> [Dataset content]:
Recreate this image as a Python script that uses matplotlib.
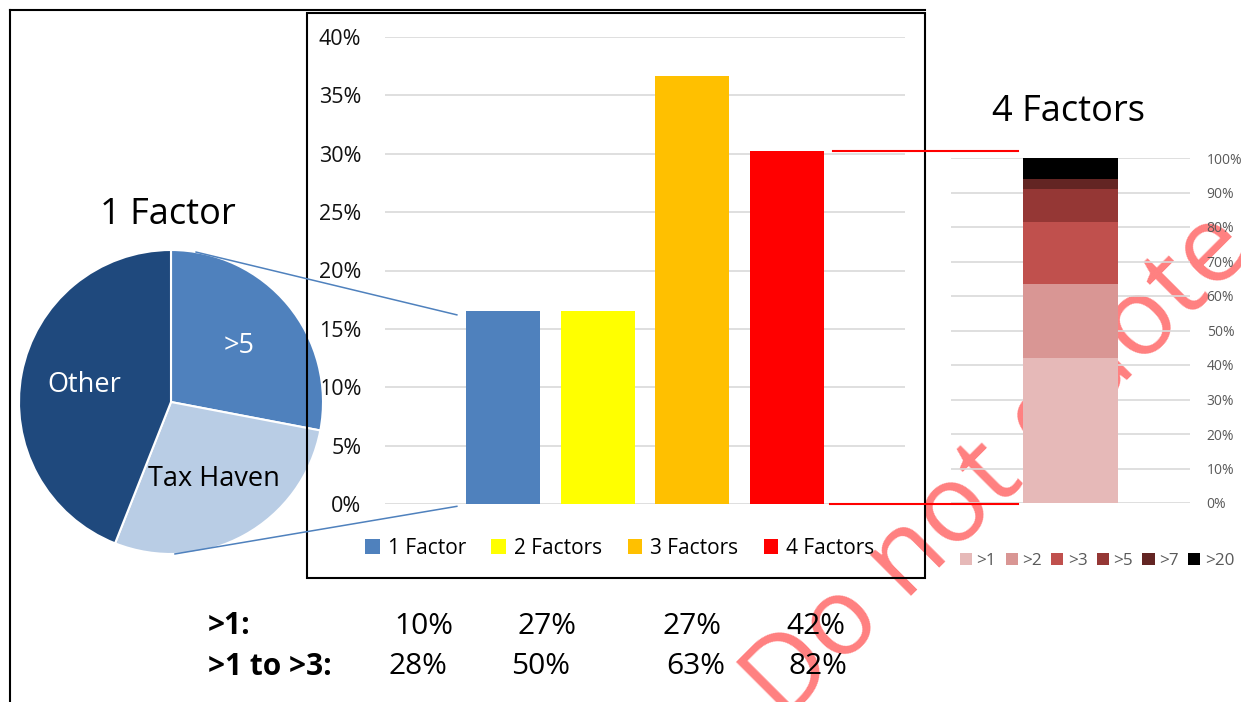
import numpy as np
import matplotlib
matplotlib.use("Agg")
import matplotlib.pyplot as plt
from matplotlib.lines import Line2D
from matplotlib.patches import Rectangle
from matplotlib.ticker import PercentFormatter

# ---------------- data ----------------
pie_labels = [">5", "Tax Haven", "Other"]
pie_values = [28, 28, 44]
pie_colors = ["#4F81BD", "#B9CDE5", "#1F497D"]
pie_text_colors = ["white", "black", "white"]

categories = ["1 Factor", "2 Factors", "3 Factors", "4 Factors"]
shares = [0.165, 0.165, 0.367, 0.302]
bar_colors = ["#4F81BD", "#FFFF00", "#FFC000", "#FF0000"]

stack_labels = [">1", ">2", ">3", ">5", ">7", ">20"]
stack_values = [0.42, 0.215, 0.18, 0.095, 0.03, 0.06]
stack_colors = ["#E6B9B8", "#D99694", "#C0504D", "#953735", "#632523", "#000000"]

row_labels = [">1:", ">1 to >3:"]
row_gt1 = ["10%", "27%", "27%", "42%"]
row_gt1_to_3 = ["28%", "50%", "63%", "82%"]

# ---------------- figure ----------------
W, H = 1241, 702
plt.rcParams["font.family"] = ["Open Sans", "DejaVu Sans"]
fig = plt.figure(figsize=(W / 100, H / 100), dpi=100)


def fx(px):
    return px / W


def fy(py):
    return 1 - py / H


def to_fig(ax, x, y):
    disp = ax.transData.transform((x, y))
    return fig.transFigure.inverted().transform(disp)


# outer frame lines
fig.add_artist(Line2D([fx(10), fx(10)], [fy(10), 0], transform=fig.transFigure,
                      color="black", lw=1.5))
fig.add_artist(Line2D([fx(10), fx(925)], [fy(10), fy(10)], transform=fig.transFigure,
                      color="black", lw=1.5))
# main chart frame
fig.add_artist(Rectangle((fx(307), fy(578)), 618 / W, 565 / H, fill=False,
                         ec="black", lw=1.5, transform=fig.transFigure))

# ---------------- main bar chart ----------------
ax = fig.add_axes([fx(385), fy(504), 520 / W, 467 / H])
ax.patch.set_alpha(0)
x = np.arange(len(categories))
bars = ax.bar(x, shares, width=0.78, color=bar_colors, zorder=2)
ax.set_xlim(-1.25, 4.25)
ax.set_ylim(0, 0.4)
ax.set_yticks(np.arange(0, 0.401, 0.05))
ax.yaxis.set_major_formatter(PercentFormatter(1.0, decimals=0))
ax.grid(axis="y", color="#D9D9D9", lw=1.2, zorder=0)
ax.set_axisbelow(True)
ax.set_xticks([])
for s in ax.spines.values():
    s.set_visible(False)
ax.tick_params(axis="y", length=0, pad=17, labelsize=15.5, labelcolor="#111111")

fig.legend(list(bars), categories, ncol=4, loc="center",
           bbox_to_anchor=(fx(620), fy(548)), frameon=False, fontsize=15,
           handlelength=0.7, handleheight=0.7, handletextpad=0.4,
           columnspacing=1.2)

# ---------------- pie ----------------
axp = fig.add_axes([fx(19), fy(554), 304 / W, 304 / H])
axp.patch.set_visible(False)
wedges, _ = axp.pie(pie_values, colors=pie_colors, startangle=90,
                    counterclock=False, radius=1,
                    wedgeprops=dict(edgecolor="white", linewidth=1.5))
axp.set_xlim(-1, 1)
axp.set_ylim(-1, 1)
for w, lab, tc in zip(wedges, pie_labels, pie_text_colors):
    th = np.deg2rad((w.theta1 + w.theta2) / 2)
    axp.text(0.58 * np.cos(th), 0.58 * np.sin(th), lab, ha="center",
             va="center", fontsize=19.5, color=tc)

fig.text(fx(168), fy(215), "1 Factor", fontsize=26, ha="center", va="center")

# blue connector lines from pie to the 1 Factor bar
b0 = bars[0]
a_top = np.deg2rad(80.5)
a_bot = np.deg2rad(-88.5)
p_top = to_fig(axp, np.cos(a_top), np.sin(a_top))
p_bot = to_fig(axp, np.cos(a_bot), np.sin(a_bot))
q_top = to_fig(ax, b0.get_x() - 0.1, b0.get_height() - 0.003)
q_bot = to_fig(ax, b0.get_x() - 0.1, -0.002)
for p, q in [(p_top, q_top), (p_bot, q_bot)]:
    fig.add_artist(Line2D([p[0], q[0]], [p[1], q[1]], transform=fig.transFigure,
                          color="#4F81BD", lw=1.1))

# ---------------- stacked bar ----------------
ax2 = fig.add_axes([fx(951), fy(503), 239 / W, 345 / H])
ax2.patch.set_alpha(0)
bottom = 0.0
stack_handles = []
for v, c in zip(stack_values, stack_colors):
    bb = ax2.bar(0, v, bottom=bottom, width=1.0, color=c, zorder=2)
    stack_handles.append(bb[0])
    bottom += v
ax2.set_xlim(-1.245, 1.245)
ax2.set_ylim(0, 1)
ax2.set_yticks(np.arange(0, 1.001, 0.1))
ax2.yaxis.set_major_formatter(PercentFormatter(1.0, decimals=0))
ax2.yaxis.tick_right()
ax2.grid(axis="y", color="#D9D9D9", lw=1.2, zorder=0)
ax2.set_axisbelow(True)
ax2.set_xticks([])
for s in ax2.spines.values():
    s.set_visible(False)
ax2.tick_params(axis="y", length=0, pad=12, labelsize=10, labelcolor="#595959")

fig.legend(stack_handles, stack_labels, ncol=6, loc="center",
           bbox_to_anchor=(fx(1097), fy(561)), frameon=False, fontsize=12.3,
           labelcolor="#595959", handlelength=0.72, handleheight=0.72,
           handletextpad=0.25, columnspacing=0.55, borderpad=0.2)

fig.text(fx(1068), fy(112), "4 Factors", fontsize=26, ha="center", va="center")

# red connector lines from 4 Factors bar to stacked bar
b3 = bars[3]
r1a = to_fig(ax, b3.get_x() + b3.get_width() + 0.1, b3.get_height())
r1b = to_fig(ax2, -0.55, 0)
r2a = to_fig(ax, b3.get_x() + b3.get_width() + 0.07, 0)
for (xa, ya), xb in [(r1a, r1b[0]), (r2a, r1b[0])]:
    fig.add_artist(Line2D([xa, xb], [ya, ya], transform=fig.transFigure,
                          color="#FF0000", lw=1.5, zorder=4))

# ---------------- bottom rows ----------------
fig.text(fx(208), fy(626), row_labels[0], fontsize=21.5, fontweight="bold",
         ha="left", va="center", zorder=7)
fig.text(fx(208), fy(667), row_labels[1], fontsize=21.5, fontweight="bold",
         ha="left", va="center", zorder=7)
row1_x = [424, 547, 692, 816]
row2_x = [418, 541, 696, 818]
for xx, t in zip(row1_x, row_gt1):
    fig.text(fx(xx), fy(626), t, fontsize=21.5, ha="center", va="center", zorder=7)
for xx, t in zip(row2_x, row_gt1_to_3):
    fig.text(fx(xx), fy(667), t, fontsize=21.5, ha="center", va="center", zorder=7)

# ---------------- watermark (behind everything) ----------------
fig.text(fx(1000), fy(468), "Do not quote", rotation=45, rotation_mode="anchor",
         fontsize=78, color="#FF8080", ha="center", va="center", zorder=-1)

fig.savefig("out.png", dpi=100)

> [Set problem]: Pictures are to be left out; repeat all the remaining data exactly.

> [Written response]:
Recreate this image as a Python script that uses matplotlib.
import numpy as np
import matplotlib
matplotlib.use("Agg")
import matplotlib.pyplot as plt
from matplotlib.lines import Line2D
from matplotlib.patches import Rectangle
from matplotlib.ticker import PercentFormatter

# ---------------- data ----------------
pie_labels = [">5", "Tax Haven", "Other"]
pie_values = [28, 28, 44]
pie_colors = ["#4F81BD", "#B9CDE5", "#1F497D"]
pie_text_colors = ["white", "black", "white"]

categories = ["1 Factor", "2 Factors", "3 Factors", "4 Factors"]
shares = [0.165, 0.165, 0.367, 0.302]
bar_colors = ["#4F81BD", "#FFFF00", "#FFC000", "#FF0000"]

stack_labels = [">1", ">2", ">3", ">5", ">7", ">20"]
stack_values = [0.42, 0.215, 0.18, 0.095, 0.03, 0.06]
stack_colors = ["#E6B9B8", "#D99694", "#C0504D", "#953735", "#632523", "#000000"]

row_labels = [">1:", ">1 to >3:"]
row_gt1 = ["10%", "27%", "27%", "42%"]
row_gt1_to_3 = ["28%", "50%", "63%", "82%"]

# ---------------- figure ----------------
W, H = 1241, 702
plt.rcParams["font.family"] = ["Open Sans", "DejaVu Sans"]
fig = plt.figure(figsize=(W / 100, H / 100), dpi=100)


def fx(px):
    return px / W


def fy(py):
    return 1 - py / H


def to_fig(ax, x, y):
    disp = ax.transData.transform((x, y))
    return fig.transFigure.inverted().transform(disp)


# outer frame lines
fig.add_artist(Line2D([fx(10), fx(10)], [fy(10), 0], transform=fig.transFigure,
                      color="black", lw=1.5))
fig.add_artist(Line2D([fx(10), fx(925)], [fy(10), fy(10)], transform=fig.transFigure,
                      color="black", lw=1.5))
# main chart frame
fig.add_artist(Rectangle((fx(307), fy(578)), 618 / W, 565 / H, fill=False,
                         ec="black", lw=1.5, transform=fig.transFigure))

# ---------------- main bar chart ----------------
ax = fig.add_axes([fx(385), fy(504), 520 / W, 467 / H])
ax.patch.set_alpha(0)
x = np.arange(len(categories))
bars = ax.bar(x, shares, width=0.78, color=bar_colors, zorder=2)
ax.set_xlim(-1.25, 4.25)
ax.set_ylim(0, 0.4)
ax.set_yticks(np.arange(0, 0.401, 0.05))
ax.yaxis.set_major_formatter(PercentFormatter(1.0, decimals=0))
ax.grid(axis="y", color="#D9D9D9", lw=1.2, zorder=0)
ax.set_axisbelow(True)
ax.set_xticks([])
for s in ax.spines.values():
    s.set_visible(False)
ax.tick_params(axis="y", length=0, pad=17, labelsize=15.5, labelcolor="#111111")

fig.legend(list(bars), categories, ncol=4, loc="center",
           bbox_to_anchor=(fx(620), fy(548)), frameon=False, fontsize=15,
           handlelength=0.7, handleheight=0.7, handletextpad=0.4,
           columnspacing=1.2)

# ---------------- pie ----------------
axp = fig.add_axes([fx(19), fy(554), 304 / W, 304 / H])
axp.patch.set_visible(False)
wedges, _ = axp.pie(pie_values, colors=pie_colors, startangle=90,
                    counterclock=False, radius=1,
                    wedgeprops=dict(edgecolor="white", linewidth=1.5))
axp.set_xlim(-1, 1)
axp.set_ylim(-1, 1)
for w, lab, tc in zip(wedges, pie_labels, pie_text_colors):
    th = np.deg2rad((w.theta1 + w.theta2) / 2)
    axp.text(0.58 * np.cos(th), 0.58 * np.sin(th), lab, ha="center",
             va="center", fontsize=19.5, color=tc)

fig.text(fx(168), fy(215), "1 Factor", fontsize=26, ha="center", va="center")

# blue connector lines from pie to the 1 Factor bar
b0 = bars[0]
a_top = np.deg2rad(80.5)
a_bot = np.deg2rad(-88.5)
p_top = to_fig(axp, np.cos(a_top), np.sin(a_top))
p_bot = to_fig(axp, np.cos(a_bot), np.sin(a_bot))
q_top = to_fig(ax, b0.get_x() - 0.1, b0.get_height() - 0.003)
q_bot = to_fig(ax, b0.get_x() - 0.1, -0.002)
for p, q in [(p_top, q_top), (p_bot, q_bot)]:
    fig.add_artist(Line2D([p[0], q[0]], [p[1], q[1]], transform=fig.transFigure,
                          color="#4F81BD", lw=1.1))

# ---------------- stacked bar ----------------
ax2 = fig.add_axes([fx(951), fy(503), 239 / W, 345 / H])
ax2.patch.set_alpha(0)
bottom = 0.0
stack_handles = []
for v, c in zip(stack_values, stack_colors):
    bb = ax2.bar(0, v, bottom=bottom, width=1.0, color=c, zorder=2)
    stack_handles.append(bb[0])
    bottom += v
ax2.set_xlim(-1.245, 1.245)
ax2.set_ylim(0, 1)
ax2.set_yticks(np.arange(0, 1.001, 0.1))
ax2.yaxis.set_major_formatter(PercentFormatter(1.0, decimals=0))
ax2.yaxis.tick_right()
ax2.grid(axis="y", color="#D9D9D9", lw=1.2, zorder=0)
ax2.set_axisbelow(True)
ax2.set_xticks([])
for s in ax2.spines.values():
    s.set_visible(False)
ax2.tick_params(axis="y", length=0, pad=12, labelsize=10, labelcolor="#595959")

fig.legend(stack_handles, stack_labels, ncol=6, loc="center",
           bbox_to_anchor=(fx(1097), fy(561)), frameon=False, fontsize=12.3,
           labelcolor="#595959", handlelength=0.72, handleheight=0.72,
           handletextpad=0.25, columnspacing=0.55, borderpad=0.2)

fig.text(fx(1068), fy(112), "4 Factors", fontsize=26, ha="center", va="center")

# red connector lines from 4 Factors bar to stacked bar
b3 = bars[3]
r1a = to_fig(ax, b3.get_x() + b3.get_width() + 0.1, b3.get_height())
r1b = to_fig(ax2, -0.55, 0)
r2a = to_fig(ax, b3.get_x() + b3.get_width() + 0.07, 0)
for (xa, ya), xb in [(r1a, r1b[0]), (r2a, r1b[0])]:
    fig.add_artist(Line2D([xa, xb], [ya, ya], transform=fig.transFigure,
                          color="#FF0000", lw=1.5, zorder=4))

# ---------------- bottom rows ----------------
fig.text(fx(208), fy(626), row_labels[0], fontsize=21.5, fontweight="bold",
         ha="left", va="center", zorder=7)
fig.text(fx(208), fy(667), row_labels[1], fontsize=21.5, fontweight="bold",
         ha="left", va="center", zorder=7)
row1_x = [424, 547, 692, 816]
row2_x = [418, 541, 696, 818]
for xx, t in zip(row1_x, row_gt1):
    fig.text(fx(xx), fy(626), t, fontsize=21.5, ha="center", va="center", zorder=7)
for xx, t in zip(row2_x, row_gt1_to_3):
    fig.text(fx(xx), fy(667), t, fontsize=21.5, ha="center", va="center", zorder=7)

# ---------------- watermark (behind everything) ----------------
fig.text(fx(1000), fy(468), "Do not quote", rotation=45, rotation_mode="anchor",
         fontsize=78, color="#FF8080", ha="center", va="center", zorder=-1)

fig.savefig("out.png", dpi=100)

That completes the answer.